Suzuki Swift hatchback performance
The Swift’s engine line-up is entirely petrol-fired and starts with the four-cylinder 1.2-litre Dualjet. This is the only option on base SZ3 models and while it may not be the strongest engine, it should be more than adequate for the urban cut and thrust. Unusually for a supermini, you can also get this engine with 4WD, although it does hurt performance noticeably, with longer up hill sections requiring you to select a lower gear.
Next up is the 109bhp 1.0-litre Boosterjet that comes with SZ-T trim. This little turbocharged three-cylinder engine isn’t as efficient as the 1.2 but it is much peppier. It’s also the only engine that is available with an automatic gearbox, although you’ll need top-spec SZ5 trim for that. The automatic gearbox is relatively slick and responds well to inputs from the pull paddles on the back of the steering wheel.

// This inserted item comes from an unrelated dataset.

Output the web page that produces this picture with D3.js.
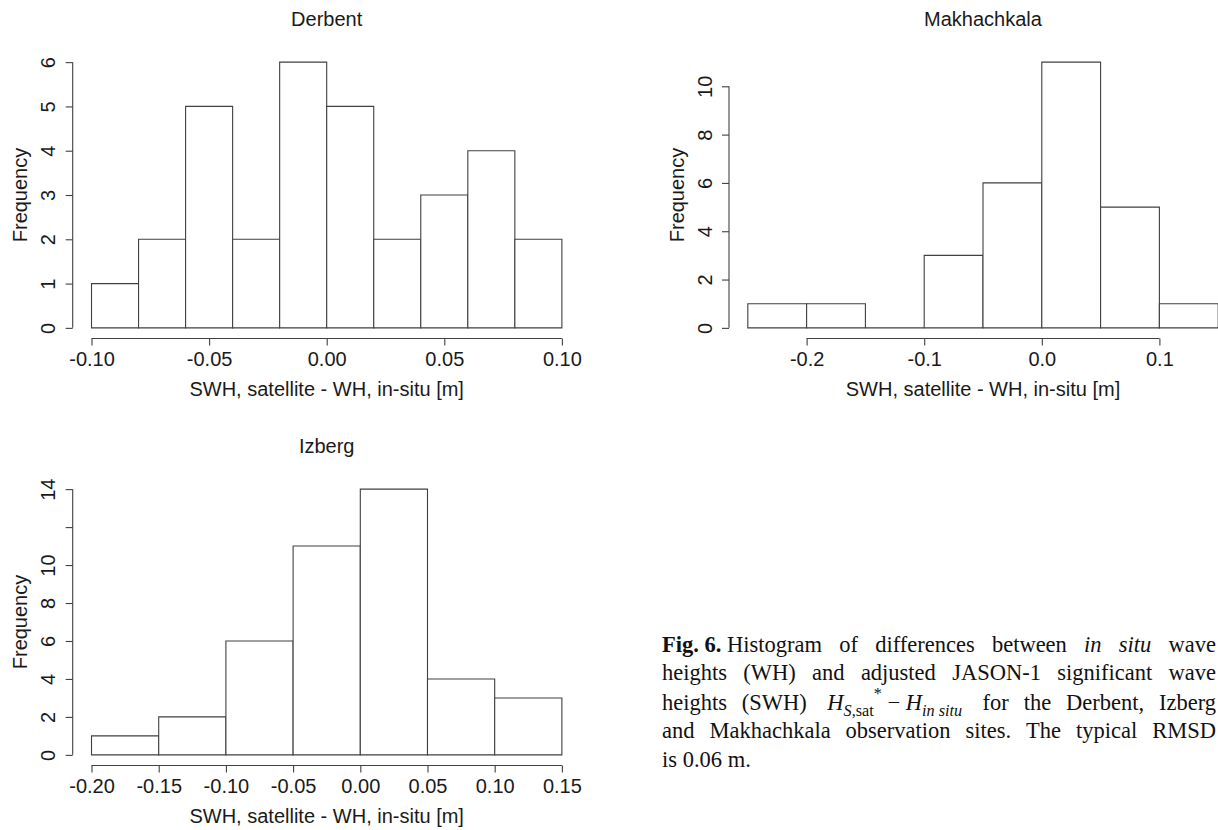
<!DOCTYPE html>
<html>
<head>
<meta charset="utf-8">
<script src="https://cdn.jsdelivr.net/npm/d3@7"></script>
<style>
  body { margin: 0; background: #fff; }
  svg { display: block; }
</style>
</head>
<body>
<svg id="fig" width="1218" height="830"></svg>
<script>
// histogram breaks and counts
const derbentBreaks = [-0.10, -0.08, -0.06, -0.04, -0.02, 0.00, 0.02, 0.04, 0.06, 0.08, 0.10];
const derbentCounts = [1, 2, 5, 2, 6, 5, 2, 3, 4, 2];
const derbentXTicks = [-0.10, -0.05, 0.00, 0.05, 0.10];
const derbentXLabels = ["-0.10", "-0.05", "0.00", "0.05", "0.10"];
const derbentYTicks = [0, 1, 2, 3, 4, 5, 6];
const derbentYLabels = ["0", "1", "2", "3", "4", "5", "6"];

const makhachkalaBreaks = [-0.25, -0.20, -0.15, -0.10, -0.05, 0.00, 0.05, 0.10, 0.15];
const makhachkalaCounts = [1, 1, 0, 3, 6, 11, 5, 1];
const makhachkalaXTicks = [-0.2, -0.1, 0.0, 0.1];
const makhachkalaXLabels = ["-0.2", "-0.1", "0.0", "0.1"];
const makhachkalaYTicks = [0, 2, 4, 6, 8, 10];
const makhachkalaYLabels = ["0", "2", "4", "6", "8", "10"];

const izbergBreaks = [-0.20, -0.15, -0.10, -0.05, 0.00, 0.05, 0.10, 0.15];
const izbergCounts = [1, 2, 6, 11, 14, 4, 3];
const izbergXTicks = [-0.20, -0.15, -0.10, -0.05, 0.00, 0.05, 0.10, 0.15];
const izbergXLabels = ["-0.20", "-0.15", "-0.10", "-0.05", "0.00", "0.05", "0.10", "0.15"];
const izbergYTicks = [0, 2, 4, 6, 8, 10, 12, 14];
const izbergYLabels = ["0", "2", "4", "6", "8", "10", "", "14"]; // R drops the 12

const xTitle = "SWH, satellite - WH, in-situ [m]";
const yTitle = "Frequency";

const panels = [
  { title: "Derbent", breaks: derbentBreaks, counts: derbentCounts, xTicks: derbentXTicks, xLabels: derbentXLabels, yTicks: derbentYTicks, yLabels: derbentYLabels, col: 0, row: 0 },
  { title: "Makhachkala", breaks: makhachkalaBreaks, counts: makhachkalaCounts, xTicks: makhachkalaXTicks, xLabels: makhachkalaXLabels, yTicks: makhachkalaYTicks, yLabels: makhachkalaYLabels, col: 1, row: 0 },
  { title: "Izberg", breaks: izbergBreaks, counts: izbergCounts, xTicks: izbergXTicks, xLabels: izbergXLabels, yTicks: izbergYTicks, yLabels: izbergYLabels, col: 0, row: 1 }
];

// layout of the plot regions (like R's mfrow)
const colLeft = [72.7, 729];
const rowTop = [51.5, 478.5];
const plotW = 508, plotH = 287;

const sans = "'Liberation Sans', Arial, Helvetica, sans-serif";
const serif = "'Liberation Serif', 'Times New Roman', Times, serif";
const ink = "#1a1a1a";
const lineCol = "#404040";

const svg = d3.select("#fig");
svg.append("rect").attr("width", 1218).attr("height", 830).attr("fill", "#fff");

panels.forEach(p => {
  const left = colLeft[p.col], top = rowTop[p.row];
  const lo = p.breaks[0], hi = p.breaks[p.breaks.length - 1];
  const pad = (hi - lo) * 0.04;
  const x = d3.scaleLinear().domain([lo - pad, hi + pad]).range([left, left + plotW]);
  const ymax = d3.max(p.counts);
  const y = d3.scaleLinear().domain([-ymax * 0.04, ymax * 1.04]).range([top + plotH, top]);

  const g = svg.append("g").attr("class", "panel");

  // bars (paths so that zero-height bins still show a line)
  g.selectAll("path.bar")
    .data(p.counts)
    .join("path")
    .attr("class", "bar")
    .attr("d", (c, i) => `M${x(p.breaks[i])},${y(0)}V${y(c)}H${x(p.breaks[i + 1])}V${y(0)}Z`)
    .attr("fill", "#fff")
    .attr("stroke", lineCol)
    .attr("stroke-width", 1.1);

  // x axis
  const gx = g.append("g")
    .attr("transform", `translate(0,${top + plotH})`)
    .call(d3.axisBottom(x).tickValues(p.xTicks).tickFormat((d, i) => p.xLabels[i]).tickSize(7).tickSizeOuter(0));
  gx.select(".domain").remove();
  gx.append("line")
    .attr("x1", x(p.xTicks[0])).attr("x2", x(p.xTicks[p.xTicks.length - 1]))
    .attr("stroke", lineCol).attr("stroke-width", 1.1);
  gx.selectAll(".tick line").attr("stroke", lineCol).attr("stroke-width", 1.1);
  gx.selectAll(".tick text")
    .attr("y", 20.5).attr("dy", "0.35em")
    .attr("fill", ink)
    .style("font-family", sans).style("font-size", "20px");

  // y axis
  const gy = g.append("g")
    .attr("transform", `translate(${left},0)`)
    .call(d3.axisLeft(y).tickValues(p.yTicks).tickFormat((d, i) => p.yLabels[i]).tickSize(7).tickSizeOuter(0));
  gy.select(".domain").remove();
  gy.append("line")
    .attr("y1", y(p.yTicks[0])).attr("y2", y(p.yTicks[p.yTicks.length - 1]))
    .attr("stroke", lineCol).attr("stroke-width", 1.1);
  gy.selectAll(".tick line").attr("stroke", lineCol).attr("stroke-width", 1.1);
  gy.selectAll(".tick text")
    .attr("x", null).attr("dy", "0.35em")
    .attr("transform", "translate(-24.5,0) rotate(-90)")
    .attr("text-anchor", "middle")
    .attr("fill", ink)
    .style("font-family", sans).style("font-size", "20px");

  const cx = left + plotW / 2, cy = top + plotH / 2;

  g.append("text")
    .attr("x", cx).attr("y", top - 33).attr("dy", "0.35em")
    .attr("text-anchor", "middle").attr("fill", ink)
    .style("font-family", sans).style("font-size", "20px")
    .text(p.title);

  g.append("text")
    .attr("x", cx).attr("y", top + plotH + 50.5).attr("dy", "0.35em")
    .attr("text-anchor", "middle").attr("fill", ink)
    .style("font-family", sans).style("font-size", "20px")
    .text(xTitle);

  g.append("text")
    .attr("transform", `translate(${left - 52.5},${cy}) rotate(-90)`)
    .attr("dy", "0.35em")
    .attr("text-anchor", "middle").attr("fill", ink)
    .style("font-family", sans).style("font-size", "20px")
    .text(yTitle);
});

// caption, justified between capLeft and capRight
const capLeft = 662, capRight = 1216, capSize = 22.5;
const capBase = [652, 680, 710, 738, 767];
const mathTerm = [
  { t: " " }, { t: "H", i: 1 }, { t: "S", i: 1, sub: 1 }, { t: ",sat", sub: 1 }, { t: "*", sup: 1 },
  { t: " \u2212 " }, { t: "H", i: 1 }, { t: "in situ", i: 1, sub: 1 }, { t: " " }
];
const captionLines = [
  [[{ t: "Fig. 6. ", b: 1 }, { t: "Histogram" }], "of", "differences", "between", [{ t: "in", i: 1 }], [{ t: "situ", i: 1 }], "wave"],
  ["heights", "(WH)", "and", "adjusted", "JASON-1", "significant", "wave"],
  ["heights", "(SWH)", mathTerm, "for", "the", "Derbent,", "Izberg"],
  ["and", "Makhachkala", "observation", "sites.", "The", "typical", "RMSD"],
  ["is", "0.06", "m."]
];

const cap = svg.append("g").attr("class", "caption")
  .style("font-family", serif).style("font-size", capSize + "px").attr("fill", "#111");

captionLines.forEach((words, li) => {
  const nodes = words.map(w => {
    const spans = typeof w === "string" ? [{ t: w }] : w;
    const txt = cap.append("text").attr("y", capBase[li]).attr("xml:space", "preserve");
    let shift = 0;
    spans.forEach(s => {
      const target = s.sub ? 6 : s.sup ? -11 : 0;
      const ts = txt.append("tspan").text(s.t).attr("dy", target - shift);
      shift = target;
      if (s.i) ts.attr("font-style", "italic");
      if (s.b) ts.attr("font-weight", "bold");
      if (s.sub || s.sup) ts.style("font-size", (capSize * 0.72) + "px");
    });
    return txt;
  });
  const widths = nodes.map(n => n.node().getComputedTextLength());
  const total = d3.sum(widths);
  const last = li === captionLines.length - 1;
  const gap = last ? capSize * 0.25 : (capRight - capLeft - total) / (nodes.length - 1);
  let xpos = capLeft;
  nodes.forEach((n, k) => {
    n.attr("x", xpos);
    xpos += widths[k] + gap;
  });
});
</script>
</body>
</html>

Finally, manual SZ5 Swifts come with the Boosterjet engine but with the addition of a mild hybrid system labelled SHVS (Smart Hybrid Vehicle by Suzuki). This adds a small battery and a combined motor/generator unit that’s able to recover energy when you decelerate and increase pulling power from low engine speeds.
While you can’t run on electric power alone like some hybrids, this system does make the engine feel like a far bigger unit. You really don’t have to rev the motor hard to get it to pull you up to speed. It also improves economy and emissions.

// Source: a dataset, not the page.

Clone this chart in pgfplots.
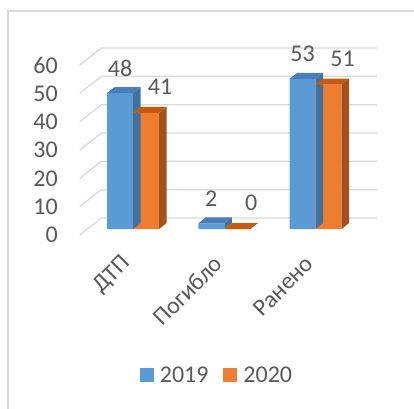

Suzuki Swift hatchback ride
If there’s one area of the driving experience that’s a little disappointing, it’s the ride. Go over the kind of decaying roads that are all too common in your typical British town and the suspension struggles to deal with the sharpest bumps and potholes.
Things do improve as speed increases, but expansion joints still spoil any calm there may be in the car. If you value comfort above all else, we’d look elsewhere. Cars such as the Ford Fiesta and Volkswagen Polo all manage to deal with UK roads more competently.

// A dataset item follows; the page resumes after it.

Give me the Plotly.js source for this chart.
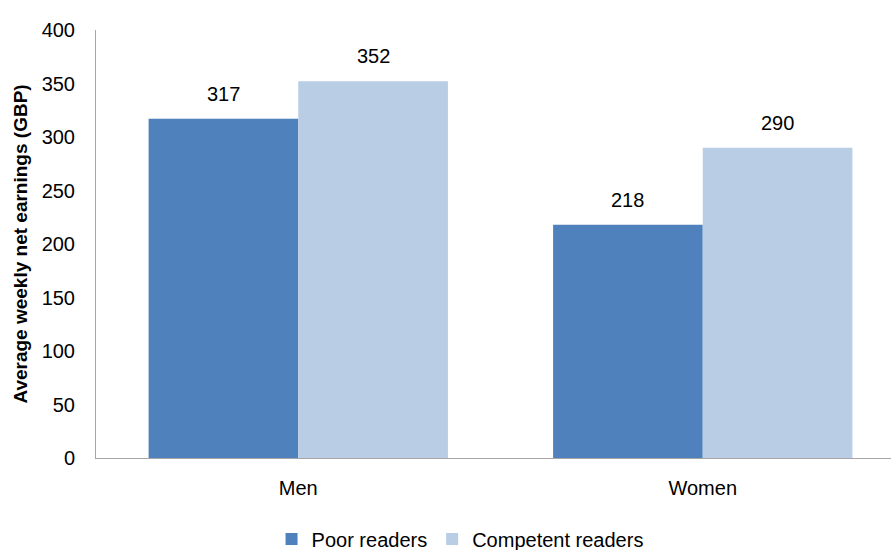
<!DOCTYPE html>
<html><head><meta charset="utf-8">
<script src="https://cdn.plot.ly/plotly-3.0.1.min.js"></script>
<style>html,body{margin:0;padding:0;overflow:hidden;width:891px;height:550px;} #chart{width:905px;height:550px;}</style>
</head><body><div id="chart"></div>
<script>
const categories = ["Men", "Women"];
const poorReaders = [317, 218];
const competentReaders = [352, 290];
const seriesNames = ["Poor readers", "Competent readers"];
const yTicks = [0, 50, 100, 150, 200, 250, 300, 350, 400];

const font = "'Liberation Sans', Arial, sans-serif";
const bargap = 0.26;
const half = (1 - bargap) / 4;
const traces = [
  {type:"bar", name:seriesNames[0], x:categories, y:poorReaders, marker:{color:"#4F81BD"}, hoverinfo:"none"},
  {type:"bar", name:seriesNames[1], x:categories, y:competentReaders, marker:{color:"#B9CDE5"}, hoverinfo:"none"}
];
const annotations = [];
categories.forEach((c, i) => {
  annotations.push({x:i - half, y:poorReaders[i], xref:"x", yref:"y", text:String(poorReaders[i]), showarrow:false, yanchor:"bottom", yshift:12, font:{size:20, color:"#000"}});
  annotations.push({x:i + half, y:competentReaders[i], xref:"x", yref:"y", text:String(competentReaders[i]), showarrow:false, yanchor:"bottom", yshift:12, font:{size:20, color:"#000"}});
});
const layout = {
  width:905, height:550,
  margin:{l:96, r:0, t:30, b:92, autoexpand:false},
  paper_bgcolor:"#fff", plot_bgcolor:"#fff",
  font:{family:font, size:20, color:"#000"},
  barmode:"group", bargap:bargap, bargroupgap:0,
  xaxis:{type:"category", range:[-0.5, 1.5], showline:true, linecolor:"#a6a6a6", linewidth:1, ticks:"", tickfont:{size:20}, showgrid:false, zeroline:false, ticklabelstandoff:12},
  yaxis:{range:[0,400], tickvals:yTicks, showline:true, linecolor:"#a6a6a6", linewidth:1, ticks:"", showgrid:false, zeroline:false,
    tickfont:{size:20}, ticklabelstandoff:16,
    title:{text:"<b>Average weekly net earnings (GBP)</b>", font:{size:19}, standoff:8}},
  legend:{orientation:"h", x:0.45, xanchor:"center", yref:"container", y:0.02, yanchor:"middle", font:{size:20}, traceorder:"normal", itemwidth:30},
  annotations:annotations,
  showlegend:true
};
Plotly.newPlot("chart", traces, layout, {displayModeBar:false, staticPlot:true});
</script></body></html>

Suzuki Swift hatchback handling
While ride comfort might be questionable, the upshot is keen handling. Throw the Swift into a few twists and turns, and you’ll find the steering is nicely weighted, quick and makes placing the nose of the car easy. There’s not much in the way of body lean and there’s plenty of grip, too.
If you do enter a bend too quickly, it doesn’t have any nasty surprises lurking, either. Therefore, we wouldn’t recommend the optional four-wheel drive system. It provides fractionally more grip in wet conditions, but the additional weight of the system blunts the Suzuki’s crisp and responsive handling.
That said, even without the four-wheel drive system, the Swift is never quite as much fun as a Fiesta, a car that has more communicative steering and even quicker responses.
Suzuki Swift hatchback refinement
So far we’ve only tried the SHVS equipped Boosterjet, an engine that impresses with its refinement. The start/stop system works quietly and sends very few vibrations through the pedals and steering wheel. The typical three-cylinder thrum is well contained and the engine fades into the background at speed.
The Swift’s manual gearbox is also commendable, with a precise, slick action that’s easy to get along with. We’re yet to try the six-speed automatic option.
That said, you hear a fair amount of road noise and plenty of whistling from around the door mirrors and door seals at speed when sat inside.